::: RECORDS FOR THE EXERCISE :::

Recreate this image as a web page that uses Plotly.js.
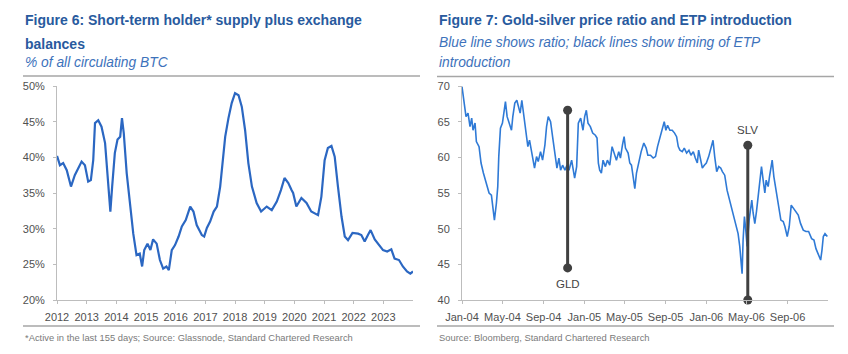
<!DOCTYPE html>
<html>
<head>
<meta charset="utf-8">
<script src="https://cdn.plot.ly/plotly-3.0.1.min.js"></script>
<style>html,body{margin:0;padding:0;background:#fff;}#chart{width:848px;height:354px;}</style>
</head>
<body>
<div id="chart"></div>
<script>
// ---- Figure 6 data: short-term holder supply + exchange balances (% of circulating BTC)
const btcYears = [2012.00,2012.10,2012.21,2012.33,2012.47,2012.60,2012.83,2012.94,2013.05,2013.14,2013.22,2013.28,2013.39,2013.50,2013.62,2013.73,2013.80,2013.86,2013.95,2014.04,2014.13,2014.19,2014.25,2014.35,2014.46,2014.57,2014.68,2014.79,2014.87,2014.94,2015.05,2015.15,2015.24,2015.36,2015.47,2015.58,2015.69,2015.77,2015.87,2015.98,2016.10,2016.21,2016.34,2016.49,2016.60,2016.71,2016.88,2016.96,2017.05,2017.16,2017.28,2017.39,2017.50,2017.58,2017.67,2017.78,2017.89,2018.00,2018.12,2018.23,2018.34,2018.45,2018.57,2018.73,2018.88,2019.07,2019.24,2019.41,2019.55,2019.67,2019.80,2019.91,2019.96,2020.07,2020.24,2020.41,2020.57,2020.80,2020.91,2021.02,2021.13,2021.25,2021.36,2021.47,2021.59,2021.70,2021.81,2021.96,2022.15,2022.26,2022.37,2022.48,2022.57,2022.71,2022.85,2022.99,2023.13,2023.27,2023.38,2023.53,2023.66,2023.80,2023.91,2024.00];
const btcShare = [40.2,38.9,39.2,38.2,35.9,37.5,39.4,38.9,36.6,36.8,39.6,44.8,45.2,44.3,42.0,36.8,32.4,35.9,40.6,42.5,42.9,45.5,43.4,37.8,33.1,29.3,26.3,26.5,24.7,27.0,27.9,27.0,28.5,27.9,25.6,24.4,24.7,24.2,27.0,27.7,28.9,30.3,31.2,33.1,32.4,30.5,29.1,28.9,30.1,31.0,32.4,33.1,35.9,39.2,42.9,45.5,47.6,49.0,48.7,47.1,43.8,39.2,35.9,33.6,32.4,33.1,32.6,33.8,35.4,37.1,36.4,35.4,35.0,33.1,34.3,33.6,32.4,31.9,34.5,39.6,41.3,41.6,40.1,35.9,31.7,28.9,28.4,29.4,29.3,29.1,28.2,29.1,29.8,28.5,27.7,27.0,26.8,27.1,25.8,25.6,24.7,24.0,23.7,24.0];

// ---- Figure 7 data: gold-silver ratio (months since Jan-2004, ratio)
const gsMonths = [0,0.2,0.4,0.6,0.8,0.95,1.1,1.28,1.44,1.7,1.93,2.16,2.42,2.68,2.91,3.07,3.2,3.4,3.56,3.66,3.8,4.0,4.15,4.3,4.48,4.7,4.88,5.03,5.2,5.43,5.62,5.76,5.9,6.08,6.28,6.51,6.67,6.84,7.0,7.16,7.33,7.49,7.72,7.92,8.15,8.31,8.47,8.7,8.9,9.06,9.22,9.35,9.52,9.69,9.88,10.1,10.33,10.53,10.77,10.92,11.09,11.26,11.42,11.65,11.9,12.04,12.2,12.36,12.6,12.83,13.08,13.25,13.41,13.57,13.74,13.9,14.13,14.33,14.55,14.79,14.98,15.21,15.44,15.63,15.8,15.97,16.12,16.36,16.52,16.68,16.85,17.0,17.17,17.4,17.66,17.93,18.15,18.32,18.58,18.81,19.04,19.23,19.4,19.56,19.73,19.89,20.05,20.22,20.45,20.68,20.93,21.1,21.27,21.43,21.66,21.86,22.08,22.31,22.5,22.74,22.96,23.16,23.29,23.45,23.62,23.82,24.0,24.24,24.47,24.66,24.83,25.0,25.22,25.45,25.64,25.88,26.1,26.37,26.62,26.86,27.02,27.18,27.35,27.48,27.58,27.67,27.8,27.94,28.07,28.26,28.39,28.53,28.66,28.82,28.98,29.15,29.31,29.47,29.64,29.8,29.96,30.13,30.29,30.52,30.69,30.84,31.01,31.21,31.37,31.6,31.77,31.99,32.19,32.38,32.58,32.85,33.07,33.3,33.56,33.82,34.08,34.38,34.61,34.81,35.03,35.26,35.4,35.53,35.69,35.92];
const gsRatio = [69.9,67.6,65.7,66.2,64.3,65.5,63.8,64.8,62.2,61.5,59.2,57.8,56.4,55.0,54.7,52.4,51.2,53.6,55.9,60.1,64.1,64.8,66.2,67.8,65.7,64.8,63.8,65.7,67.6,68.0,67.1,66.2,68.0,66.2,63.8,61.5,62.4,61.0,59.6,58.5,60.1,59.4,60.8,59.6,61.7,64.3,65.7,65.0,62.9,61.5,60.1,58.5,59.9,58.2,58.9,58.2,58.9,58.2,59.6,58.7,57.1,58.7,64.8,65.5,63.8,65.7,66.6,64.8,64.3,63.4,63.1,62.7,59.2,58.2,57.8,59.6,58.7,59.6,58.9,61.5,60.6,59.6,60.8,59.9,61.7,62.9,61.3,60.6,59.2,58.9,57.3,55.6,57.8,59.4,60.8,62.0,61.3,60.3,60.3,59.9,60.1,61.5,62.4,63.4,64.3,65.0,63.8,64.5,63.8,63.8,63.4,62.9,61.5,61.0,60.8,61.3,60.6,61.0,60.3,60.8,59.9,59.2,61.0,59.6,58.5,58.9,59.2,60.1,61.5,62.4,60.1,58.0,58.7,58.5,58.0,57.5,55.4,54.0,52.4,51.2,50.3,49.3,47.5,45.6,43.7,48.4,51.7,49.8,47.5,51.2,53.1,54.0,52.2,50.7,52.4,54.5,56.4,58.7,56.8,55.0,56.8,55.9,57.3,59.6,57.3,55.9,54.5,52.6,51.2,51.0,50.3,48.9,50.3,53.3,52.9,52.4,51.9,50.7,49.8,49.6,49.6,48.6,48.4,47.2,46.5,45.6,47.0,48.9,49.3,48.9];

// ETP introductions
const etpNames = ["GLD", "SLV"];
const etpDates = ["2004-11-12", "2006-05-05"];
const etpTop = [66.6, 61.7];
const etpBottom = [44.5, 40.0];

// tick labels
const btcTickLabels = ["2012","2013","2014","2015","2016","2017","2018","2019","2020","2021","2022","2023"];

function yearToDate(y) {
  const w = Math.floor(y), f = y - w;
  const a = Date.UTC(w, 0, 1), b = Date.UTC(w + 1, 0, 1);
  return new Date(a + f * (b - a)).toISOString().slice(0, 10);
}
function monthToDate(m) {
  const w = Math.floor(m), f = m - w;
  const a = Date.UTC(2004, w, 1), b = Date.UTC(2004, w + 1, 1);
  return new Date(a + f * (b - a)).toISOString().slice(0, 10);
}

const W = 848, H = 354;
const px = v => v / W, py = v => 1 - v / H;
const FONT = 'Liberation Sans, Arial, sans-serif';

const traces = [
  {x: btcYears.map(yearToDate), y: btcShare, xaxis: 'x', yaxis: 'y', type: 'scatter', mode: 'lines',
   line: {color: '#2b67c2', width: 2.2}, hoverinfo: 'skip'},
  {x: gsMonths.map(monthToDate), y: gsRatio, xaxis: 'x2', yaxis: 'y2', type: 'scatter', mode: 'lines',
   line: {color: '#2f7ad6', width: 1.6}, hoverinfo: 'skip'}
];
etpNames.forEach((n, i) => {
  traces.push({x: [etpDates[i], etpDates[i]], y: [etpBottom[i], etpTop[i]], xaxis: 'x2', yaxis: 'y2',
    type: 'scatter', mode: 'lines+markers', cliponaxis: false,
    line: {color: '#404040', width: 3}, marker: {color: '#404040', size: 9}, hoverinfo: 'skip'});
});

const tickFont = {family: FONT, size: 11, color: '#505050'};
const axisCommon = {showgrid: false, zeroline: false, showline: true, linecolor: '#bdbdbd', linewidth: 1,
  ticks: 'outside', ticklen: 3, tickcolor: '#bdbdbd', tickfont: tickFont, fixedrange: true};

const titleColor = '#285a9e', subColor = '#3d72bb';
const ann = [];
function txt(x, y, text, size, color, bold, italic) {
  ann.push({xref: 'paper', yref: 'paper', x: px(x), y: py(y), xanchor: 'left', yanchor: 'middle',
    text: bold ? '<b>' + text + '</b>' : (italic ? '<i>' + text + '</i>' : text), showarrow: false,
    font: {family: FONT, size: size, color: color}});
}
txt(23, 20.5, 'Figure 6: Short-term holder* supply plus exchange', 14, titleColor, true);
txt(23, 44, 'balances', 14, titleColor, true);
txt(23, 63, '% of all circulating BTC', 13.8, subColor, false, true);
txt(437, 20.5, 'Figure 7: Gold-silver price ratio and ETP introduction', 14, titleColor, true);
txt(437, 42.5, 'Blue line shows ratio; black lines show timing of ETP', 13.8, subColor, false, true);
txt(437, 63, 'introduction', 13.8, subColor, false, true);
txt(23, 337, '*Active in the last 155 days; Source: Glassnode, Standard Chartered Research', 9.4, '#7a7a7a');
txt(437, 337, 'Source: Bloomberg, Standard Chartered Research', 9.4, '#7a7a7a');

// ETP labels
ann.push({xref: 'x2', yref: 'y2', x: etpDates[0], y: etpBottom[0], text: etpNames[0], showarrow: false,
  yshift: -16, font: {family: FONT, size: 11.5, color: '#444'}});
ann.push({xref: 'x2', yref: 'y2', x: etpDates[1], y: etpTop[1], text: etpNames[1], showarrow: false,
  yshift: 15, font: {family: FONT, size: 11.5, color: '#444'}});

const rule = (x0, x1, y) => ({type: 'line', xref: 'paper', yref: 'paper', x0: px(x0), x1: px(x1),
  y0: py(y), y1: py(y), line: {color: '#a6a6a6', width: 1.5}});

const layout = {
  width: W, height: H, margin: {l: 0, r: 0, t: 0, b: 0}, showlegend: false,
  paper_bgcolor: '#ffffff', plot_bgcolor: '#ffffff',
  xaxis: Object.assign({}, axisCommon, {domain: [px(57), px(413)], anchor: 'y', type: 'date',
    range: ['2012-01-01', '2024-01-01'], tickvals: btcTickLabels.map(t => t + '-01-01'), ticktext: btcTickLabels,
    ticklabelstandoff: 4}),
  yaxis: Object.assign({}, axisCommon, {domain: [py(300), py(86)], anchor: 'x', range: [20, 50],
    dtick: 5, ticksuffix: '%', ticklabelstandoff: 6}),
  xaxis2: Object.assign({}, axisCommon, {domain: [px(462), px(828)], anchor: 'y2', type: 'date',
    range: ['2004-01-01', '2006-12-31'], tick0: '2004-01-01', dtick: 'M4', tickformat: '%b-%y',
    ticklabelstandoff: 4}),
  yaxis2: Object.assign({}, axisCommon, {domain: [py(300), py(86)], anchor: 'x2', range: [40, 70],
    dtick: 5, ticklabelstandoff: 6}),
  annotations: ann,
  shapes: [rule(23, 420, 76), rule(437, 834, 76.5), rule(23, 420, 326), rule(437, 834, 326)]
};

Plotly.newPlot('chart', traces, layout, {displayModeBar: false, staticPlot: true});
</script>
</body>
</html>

:::
::: RECORDS FOR THE EXERCISE :::

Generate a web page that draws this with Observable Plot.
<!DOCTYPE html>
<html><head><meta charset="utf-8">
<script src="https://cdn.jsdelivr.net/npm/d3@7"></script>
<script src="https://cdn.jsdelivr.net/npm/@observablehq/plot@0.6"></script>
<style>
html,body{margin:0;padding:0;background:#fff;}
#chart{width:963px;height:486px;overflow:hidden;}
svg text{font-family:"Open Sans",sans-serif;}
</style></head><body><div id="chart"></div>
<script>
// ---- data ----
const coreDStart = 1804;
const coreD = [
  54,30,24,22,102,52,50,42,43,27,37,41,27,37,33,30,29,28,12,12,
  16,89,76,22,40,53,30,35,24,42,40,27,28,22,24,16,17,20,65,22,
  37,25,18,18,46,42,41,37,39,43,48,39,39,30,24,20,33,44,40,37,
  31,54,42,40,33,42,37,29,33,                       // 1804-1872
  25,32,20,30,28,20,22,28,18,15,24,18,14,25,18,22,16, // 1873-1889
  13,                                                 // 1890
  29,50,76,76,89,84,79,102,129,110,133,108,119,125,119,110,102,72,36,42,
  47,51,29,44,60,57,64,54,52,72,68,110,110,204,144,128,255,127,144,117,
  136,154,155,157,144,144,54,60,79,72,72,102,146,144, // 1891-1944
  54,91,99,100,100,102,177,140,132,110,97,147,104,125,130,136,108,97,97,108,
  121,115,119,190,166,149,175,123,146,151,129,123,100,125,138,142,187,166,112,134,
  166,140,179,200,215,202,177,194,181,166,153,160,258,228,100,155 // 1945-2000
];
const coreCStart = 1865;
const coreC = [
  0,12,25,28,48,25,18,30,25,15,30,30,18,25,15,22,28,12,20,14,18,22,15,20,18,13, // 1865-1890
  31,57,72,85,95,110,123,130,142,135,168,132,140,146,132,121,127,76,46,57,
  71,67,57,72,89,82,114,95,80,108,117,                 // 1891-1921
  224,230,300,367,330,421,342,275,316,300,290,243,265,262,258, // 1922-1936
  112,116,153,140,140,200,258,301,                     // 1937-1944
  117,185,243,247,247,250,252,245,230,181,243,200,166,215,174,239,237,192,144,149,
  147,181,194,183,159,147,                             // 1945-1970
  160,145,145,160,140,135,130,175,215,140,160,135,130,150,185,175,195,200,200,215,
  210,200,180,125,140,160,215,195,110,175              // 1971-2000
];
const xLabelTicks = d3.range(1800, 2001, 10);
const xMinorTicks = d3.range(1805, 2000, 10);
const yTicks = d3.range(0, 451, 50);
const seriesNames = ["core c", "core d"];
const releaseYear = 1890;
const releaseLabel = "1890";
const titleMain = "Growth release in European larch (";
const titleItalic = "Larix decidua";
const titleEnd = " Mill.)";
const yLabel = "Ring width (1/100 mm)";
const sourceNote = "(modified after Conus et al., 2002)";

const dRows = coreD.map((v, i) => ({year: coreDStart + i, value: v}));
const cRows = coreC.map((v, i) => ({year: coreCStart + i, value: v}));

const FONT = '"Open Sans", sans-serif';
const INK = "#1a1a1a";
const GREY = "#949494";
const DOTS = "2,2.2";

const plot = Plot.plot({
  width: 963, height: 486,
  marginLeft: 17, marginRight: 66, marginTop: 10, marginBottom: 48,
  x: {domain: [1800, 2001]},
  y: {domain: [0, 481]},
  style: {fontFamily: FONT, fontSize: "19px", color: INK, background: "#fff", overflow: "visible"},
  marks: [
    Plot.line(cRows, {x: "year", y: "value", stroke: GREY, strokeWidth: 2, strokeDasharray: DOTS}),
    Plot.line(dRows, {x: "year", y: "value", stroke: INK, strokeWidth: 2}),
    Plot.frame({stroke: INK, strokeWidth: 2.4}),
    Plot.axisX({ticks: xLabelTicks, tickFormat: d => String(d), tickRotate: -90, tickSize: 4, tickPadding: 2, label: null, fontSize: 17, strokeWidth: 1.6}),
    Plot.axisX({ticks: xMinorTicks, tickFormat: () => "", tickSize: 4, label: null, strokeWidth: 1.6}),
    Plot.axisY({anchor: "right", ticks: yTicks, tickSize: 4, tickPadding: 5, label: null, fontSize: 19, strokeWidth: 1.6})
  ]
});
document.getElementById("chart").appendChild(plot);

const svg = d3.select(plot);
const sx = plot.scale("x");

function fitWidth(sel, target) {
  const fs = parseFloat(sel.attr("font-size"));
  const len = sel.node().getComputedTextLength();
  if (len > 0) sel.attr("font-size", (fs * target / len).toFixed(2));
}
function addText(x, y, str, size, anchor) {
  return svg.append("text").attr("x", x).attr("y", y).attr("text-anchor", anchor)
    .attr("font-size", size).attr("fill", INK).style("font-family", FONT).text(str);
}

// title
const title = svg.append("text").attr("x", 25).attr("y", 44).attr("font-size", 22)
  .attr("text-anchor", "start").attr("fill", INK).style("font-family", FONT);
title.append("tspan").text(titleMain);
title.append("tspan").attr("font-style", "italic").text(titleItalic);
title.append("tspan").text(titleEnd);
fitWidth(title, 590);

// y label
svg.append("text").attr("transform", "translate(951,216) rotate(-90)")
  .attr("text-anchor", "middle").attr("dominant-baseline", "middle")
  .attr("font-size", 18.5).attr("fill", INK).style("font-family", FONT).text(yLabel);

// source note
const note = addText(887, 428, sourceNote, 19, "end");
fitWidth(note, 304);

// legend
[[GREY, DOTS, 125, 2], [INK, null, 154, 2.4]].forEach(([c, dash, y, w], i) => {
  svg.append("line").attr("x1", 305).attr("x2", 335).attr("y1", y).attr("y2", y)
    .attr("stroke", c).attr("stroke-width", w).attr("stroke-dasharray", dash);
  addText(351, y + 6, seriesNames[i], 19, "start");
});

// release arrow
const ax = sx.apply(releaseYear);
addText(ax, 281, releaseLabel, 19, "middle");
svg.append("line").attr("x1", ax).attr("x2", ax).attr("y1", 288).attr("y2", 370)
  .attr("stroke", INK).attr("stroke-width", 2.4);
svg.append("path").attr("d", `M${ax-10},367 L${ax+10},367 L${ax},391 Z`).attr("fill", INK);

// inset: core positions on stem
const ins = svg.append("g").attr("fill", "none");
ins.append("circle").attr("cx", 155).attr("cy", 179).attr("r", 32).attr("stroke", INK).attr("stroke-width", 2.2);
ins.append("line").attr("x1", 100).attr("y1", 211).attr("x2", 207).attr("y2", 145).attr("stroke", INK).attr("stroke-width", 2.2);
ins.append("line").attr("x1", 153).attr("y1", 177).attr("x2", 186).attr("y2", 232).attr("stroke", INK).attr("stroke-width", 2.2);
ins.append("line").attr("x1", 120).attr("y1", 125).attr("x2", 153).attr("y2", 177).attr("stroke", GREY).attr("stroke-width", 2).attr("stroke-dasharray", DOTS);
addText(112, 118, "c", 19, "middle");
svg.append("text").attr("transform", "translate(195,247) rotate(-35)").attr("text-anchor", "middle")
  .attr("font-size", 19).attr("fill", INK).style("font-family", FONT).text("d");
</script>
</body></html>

:::

# TASK PROMPT
State the number of lines in the preceding entries that include the word "page". Provide nothing else.

# OUTPUT FOR THIS TASK
2